Domestic conglomerates, too, have stepped up their efforts, with Reliance Industries Ltd announcing plans to invest $11 billion in a 1GW data centre through its Digital Connexion joint venture. Larsen & Toubro Ltd had plans to invest nearly $3 billion for 300MW data centre. The Tata group, through Tata Consultancy Services Ltd, will also invest $7 billion in a 1GW data centre facility.

Green empire

On 9 January, Mint reported that in one of the largest transactions in India’s green energy space, alternative investment firm Stonepeak is doing due diligence to acquire up to 15% stake in AM Green’s holding company AM Green (Luxembourg) S.à r.l. (AMG Lux) in a potential deal with an equity value of around $1.4 billion.
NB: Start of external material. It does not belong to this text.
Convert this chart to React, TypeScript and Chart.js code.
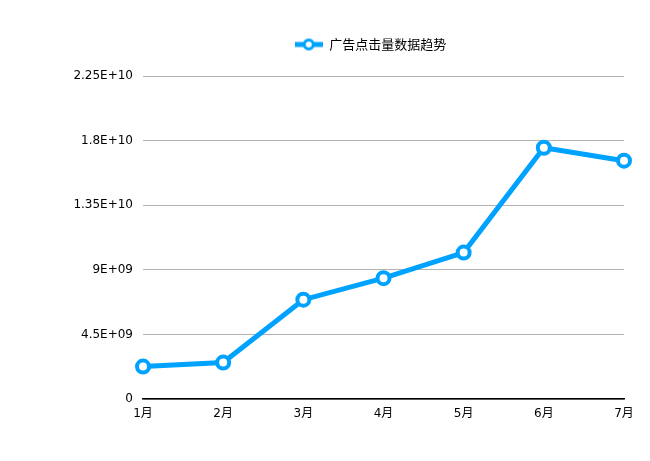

AM Green is setting up production facilities for green molecules, including green hydrogen, green ammonia, biofuels, e-methanol, sustainable aviation fuels, and various downstream high-value chemicals, for decarbonization in hard-to-abate industries.

Through its wholly owned subsidiary AM Green Aluminium Metals and Materials (AM Green Metals), AM Green is also building a 1 million tonnes per annum (mtpa) primary aluminium smelter along with 2 mtpa of alumina refining and mining operations.

Mint reported that Malaysia’s Gentari Sdn Bhd and Singapore’s GIC Holdings Pte Ltd plan to invest $1.75 billion in AM Green Ammonia Holdings, marking one of the world’s largest energy-transition deals. Earlier, global mining major Rio Tinto and AMG Metals & Minerals signed an MoU to establish the world’s largest renewable-powered aluminium facility in India, with an investment of about $6 billion.

Also, state-run Coal India Ltd has signed an MoU to supply 4.5 GW of renewable power to AM Green’s green ammonia facilities. AM Green also plans to produce 5 million tonnes per annum (mtpa) of green ammonia, with the first 1 mtpa project in Kakinada expected to be commissioned in 2026. The project, which includes a green hydrogen unit and ammonia conversion plant at a repurposed urea facility acquired earlier this year, will cost about 12,500 crore. AM Green has already signed offtake agreements with major buyers, including Uniper, Yara, and Keppel.

Key Takeaways

  • AM Group plans to invest $25 billion in a High-Performance Compute hub.
  • The project links green power generation, data centre hardware, and software stacks into a single ‘green AI’ ecosystem.
  • Land secured in Uttar Pradesh via YEIDA for the first 350MW of capacity.
  • Uses AM Green’s Round-the-Clock carbon-free energy, preventing dependency on volatile fossil-fuel grids.
  • Launches as India’s AI market is projected to hit $22 billion by 2027, despite the country currently holding only 3% of global data centre capacity.